À propos de secret, de mystère, il y a dans ces années 70 deux films que j’aime tout particulièrement, Max et les ferrailleurs et Mado, qui incarnent justement la part d’ombre du cinéma de Sautet. Max et les ferrailleurs, le film préféré de Sautet, voit l’entrée en scène du romancier-scénariste Claude Néron, l’autre grand complice, avec Jean-Loup Dabadie, de ces années-là, qui entre en résonance avec le pessimisme du cinéaste et qui lui apporte une certaine stylisation, une certaine étrangeté. Dans cette histoire de manipulation incarnée par ce duo formé par un flic-souteneur et une prostituée dont il finit par tomber amoureux – les plus beaux rôles de Piccoli et Schneider chez Sautet –, Sautet révèle sa part maudite, son côté noir, et il n’est pas très difficile d’y voir une métaphore des relations complexes, et parfois tordues, qui unissent le metteur en scène à son actrice. Quant à Mado, film en apparence plus ancré dans la glaise du réel, il glisse, à la faveur d’une grande scène d’enlisement nocturne restée célèbre malgré le relatif échec commercial du film, vers une manière de fantastique qui peut surprendre ceux qui ont voulu figer Sautet dans le registre du typage social.

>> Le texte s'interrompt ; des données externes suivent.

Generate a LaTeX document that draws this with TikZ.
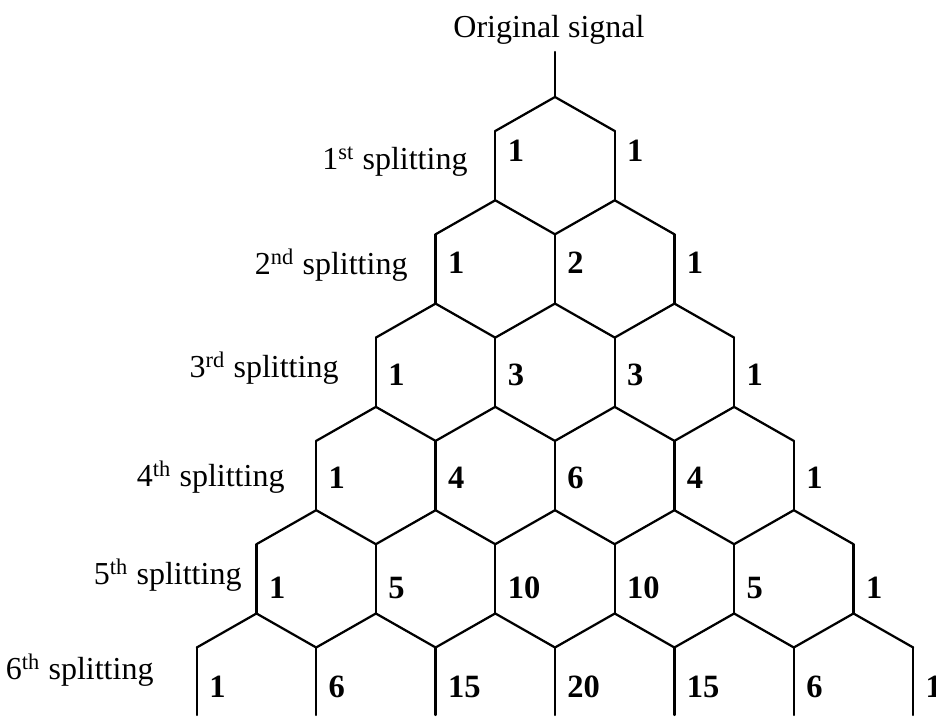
\documentclass[tikz,border=0pt]{standalone}
\usepackage{fontspec}
\setmainfont{Liberation Serif}
\begin{document}
\begin{tikzpicture}[x=0.4pt,y=-0.4pt,
  edge/.style={line width=0.9pt, line cap=round},
  rowlabel/.style={anchor=base east, inner sep=0pt, font=\fontsize{12.8}{15}\selectfont},
  title/.style={anchor=base, inner sep=0pt, font=\fontsize{12.8}{15}\selectfont},
  count/.style={anchor=base west, inner sep=0pt, font=\fontsize{13}{15}\selectfont\bfseries}]
\useasboundingbox (0,0) rectangle (936,717);
% grid parameters: centre line, half hexagon width, row pitch, slope drop
\def\cx{555}
\def\hw{59.7}
\def\rs{103.3}
\def\sl{34}

% signal entering the top cell
\node[title] (title) at (549,38) {Original signal};
\coordinate (apex) at (\cx,97);
\draw[edge] (apex) -- ++(0,-45);

% honeycomb rows: zigzag roof plus vertical walls
\foreach \k in {1,...,6} {
  \pgfmathsetmacro{\A}{97+(\k-1)*\rs}
  \pgfmathsetmacro{\C}{\A+\sl}
  \pgfmathsetmacro{\B}{\k==6 ? 715 : \A+\rs}
  \draw[edge] ({\cx-\k*\hw},\C)
    \foreach \j in {1,...,\k} { -- ({\cx+(2*\j-1-\k)*\hw},\A) -- ({\cx+(2*\j-\k)*\hw},\C) };
  \foreach \m in {0,...,\k}
    \draw[edge] ({\cx+(2*\m-\k)*\hw},\C) -- ({\cx+(2*\m-\k)*\hw},\B);
}

% binomial counts beside each wall
\foreach \k/\base/\vals in {1/162/{1,1}, 2/274/{1,2,1}, 3/386/{1,3,3,1},
    4/489/{1,4,6,4,1}, 5/599/{1,5,10,10,5,1}, 6/698/{1,6,15,20,15,6,1}} {
  \foreach \v [count=\i from 0] in \vals
    \node[count] (n\k-\i) at ({\cx+(2*\i-\k)*\hw+12},\base) {\v};
}

% splitting stage labels
\node[rowlabel] (lab1) at (468,170) {1\textsuperscript{st} splitting};
\node[rowlabel] (lab2) at (408,275) {2\textsuperscript{nd} splitting};
\node[rowlabel] (lab3) at (339,378) {3\textsuperscript{rd} splitting};
\node[rowlabel] (lab4) at (285,487) {4\textsuperscript{th} splitting};
\node[rowlabel] (lab5) at (242,585) {5\textsuperscript{th} splitting};
\node[rowlabel] (lab6) at (154,680) {6\textsuperscript{th} splitting};
\end{tikzpicture}
\end{document}
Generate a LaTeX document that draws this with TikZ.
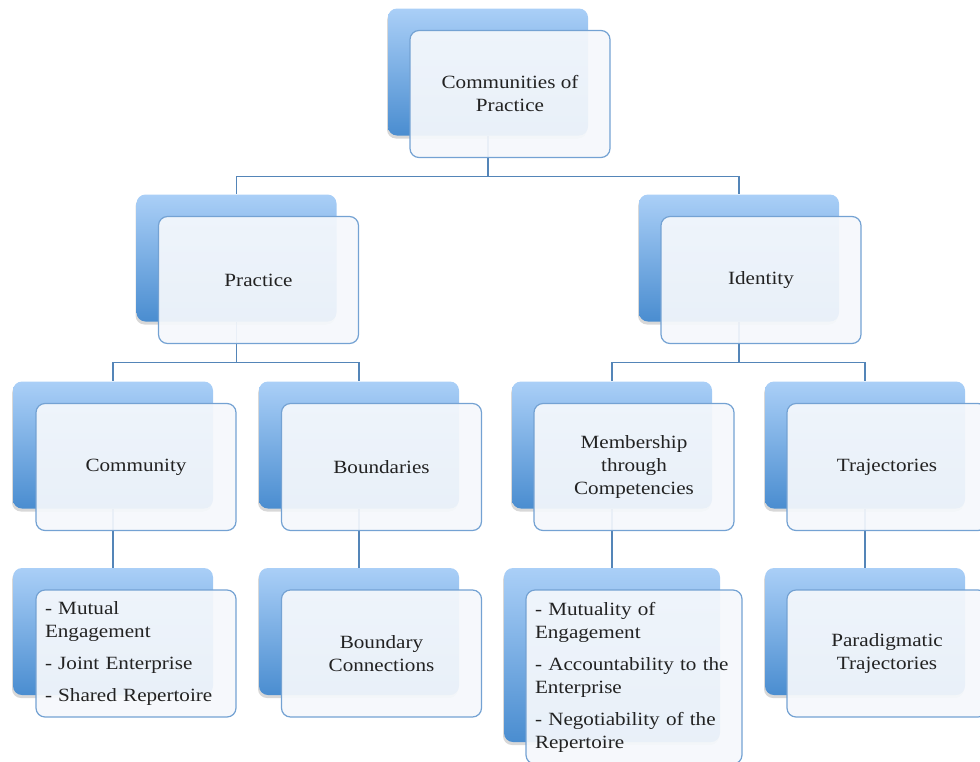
\documentclass[tikz,border=0pt]{standalone}
\usepackage{fontspec}
\setmainfont{Liberation Serif}[FakeStretch=1.13]
\usetikzlibrary{calc,shadows}
\definecolor{bTop}{HTML}{AACFF7}
\definecolor{bBot}{HTML}{4A8DD0}
\definecolor{fBorder}{HTML}{74A2D3}
\definecolor{fFill}{HTML}{F5F8FC}
\definecolor{connC}{HTML}{5485B8}
\definecolor{txtC}{HTML}{222222}
\pgfdeclarelayer{background}
\pgfsetlayers{background,main}
\tikzset{
  backbox/.style={rounded corners=9pt, draw=none, inner sep=0pt,
    minimum width=200pt, minimum height=127pt,
    top color=bTop, bottom color=bBot,
    drop shadow={shadow xshift=-1pt, shadow yshift=-3pt, opacity=0.22, fill=black!70}},
  frontbox/.style={rounded corners=9pt, draw=fBorder, line width=1.2pt,
    fill=fFill, fill opacity=0.93, text opacity=1, text=txtC,
    minimum width=200pt, minimum height=127pt, align=center,
    font=\fontsize{18.7}{23}\selectfont},
  listbox/.style={frontbox, align=left, inner xsep=9pt},
  conn/.style={draw=connC, line width=1.3pt},
}
\begin{document}
\begin{tikzpicture}[x=1pt,y=-1pt]
\useasboundingbox (0,0) rectangle (980,761);
% level 0
\node[backbox] (b0) at (488,72) {};
\node[frontbox] (f0) at (510,94) {Communities of\\Practice};
% level 1
\node[backbox] (b1) at (236.5,258) {};
\node[frontbox] (f1) at (258.5,280) {Practice};
\node[backbox] (b2) at (739,258) {};
\node[frontbox] (f2) at (761,280) {Identity};
% level 2
\node[backbox] (b3) at (113,445) {};
\node[frontbox] (f3) at (136,467) {Community};
\node[backbox] (b4) at (359,445) {};
\node[frontbox] (f4) at (381.5,467) {Boundaries};
\node[backbox] (b5) at (612,445) {};
\node[frontbox] (f5) at (634,467) {Membership\\through\\Competencies};
\node[backbox] (b6) at (865,445) {};
\node[frontbox] (f6) at (887,467) {Trajectories};
% level 3
\node[backbox] (b7) at (113,631.5) {};
\node[listbox, text width=182pt] (f7) at (136,653.5) {- Mutual\\Engagement\\[9pt]- Joint Enterprise\\[9pt]- Shared Repertoire};
\node[backbox] (b8) at (359,631.5) {};
\node[frontbox] (f8) at (381.5,653.5) {Boundary\\Connections};
\node[backbox, minimum width=216pt, minimum height=174pt] (b9) at (612,655) {};
\node[listbox, minimum width=216pt, minimum height=174pt, text width=198pt] (f9) at (634,677) {- Mutuality of\\Engagement\\[9pt]- Accountability to the\\Enterprise\\[9pt]- Negotiability of the\\Repertoire};
\node[backbox] (b10) at (865,631.5) {};
\node[frontbox] (f10) at (887,653.5) {Paradigmatic\\Trajectories};
% connectors
\begin{pgfonlayer}{background}
\coordinate (h0) at ($(f0.south)!.5!(b1.north)$);
\coordinate (h1) at ($(f1.south)!.5!(b3.north)$);
\coordinate (h2) at ($(f2.south)!.5!(b5.north)$);
\draw[conn] (b0.south) -- (b0.south |- h0) -| (b1.north);
\draw[conn] (b0.south |- h0) -| (b2.north);
\draw[conn] (b1.south) -- (b1.south |- h1) -| (b3.north);
\draw[conn] (b1.south |- h1) -| (b4.north);
\draw[conn] (b2.south) -- (b2.south |- h2) -| (b5.north);
\draw[conn] (b2.south |- h2) -| (b6.north);
\draw[conn] (b3.south) -- (b7.north);
\draw[conn] (b4.south) -- (b8.north);
\draw[conn] (b5.south) -- (b9.north);
\draw[conn] (b6.south) -- (b10.north);
\end{pgfonlayer}
\end{tikzpicture}
\end{document}
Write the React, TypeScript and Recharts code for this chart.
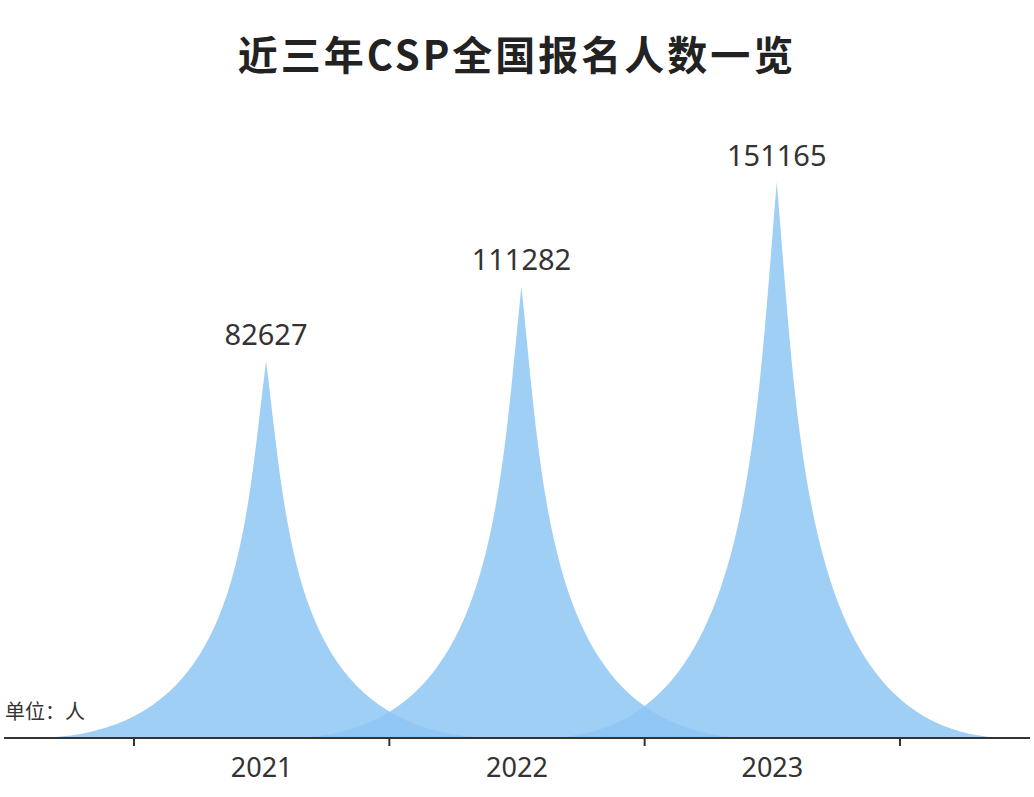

Cette dimension étrange, presque vénéneuse, Sautet va la prolonger à la fin des années 80 à la faveur d’une dernière période qui lui donnera une nouvelle jeunesse. Après l’échec de Garçon ! en 1983, troisième film avec un Montand fatigué et en roue libre, Sautet comprend qu’il doit changer de forme et de style sous peine d’être balayé par son époque. Avec la fervente complicité de Jacques Fieschi et Jérôme Tonnerre, ex-critiques de la revue Cinématographe, il opte pour un film où l’étrangeté est complètement assumée en la personne de Martial (Daniel Auteuil), l’ange du bizarre de Quelques jours avec moi, film mutant, boiteux, tentant un mariage contre-nature entre le boulevard, la satire, et le conte fantastique, voire philosophique. Pas entièrement réussi, le film est passionnant par ce goût du mélange des genres et des tons et ouvre à Sautet une nouvelle voie qu’il ne va d’ailleurs pas complètement suivre dans ses deux derniers films. De Quelques jours avec moi, Sautet gardera la froideur du personnage de Daniel Auteuil, qu’il accentuera jusqu’à la glaciation dans Un cœur en hiver et qu’il tirera vers une dimension plus énigmatique pour celui qu’incarne Michel Serrault dans Nelly et Monsieur Arnaud. Dans ses trois derniers films, Sautet met en scène quelque chose de rare au cinéma, l’absence de désir, une dimension qui oscille entre la dépression et l’ataraxie, une sorte de caractère opaque, qui résiste à toute forme d’interprétation. Lui qu’on avait accusé, dans les années 70, d’être un cinéaste trop explicatif, trop sociétal, devient dans les années 90 le metteur en scène de l’impénétrable, de l’abstraction fuyante, de l’épure assumée. Retournement qui équivaut à une forme de réhabilitation à laquelle j’ai d’ailleurs contribué, à cette période, dans les Cahiers du cinéma. En 2000, Sautet disparaît, laissant finalement l’image d’un homme et d’un cinéma plus complexes et plus contradictoires qu’il n’y paraît au premier abord. C’est sous cet angle, hors de l’imagerie officielle et consensuelle à laquelle il est trop souvent réduit, qu’il est bon, me semble-t-il, de redécouvrir l’œuvre de Claude Sautet.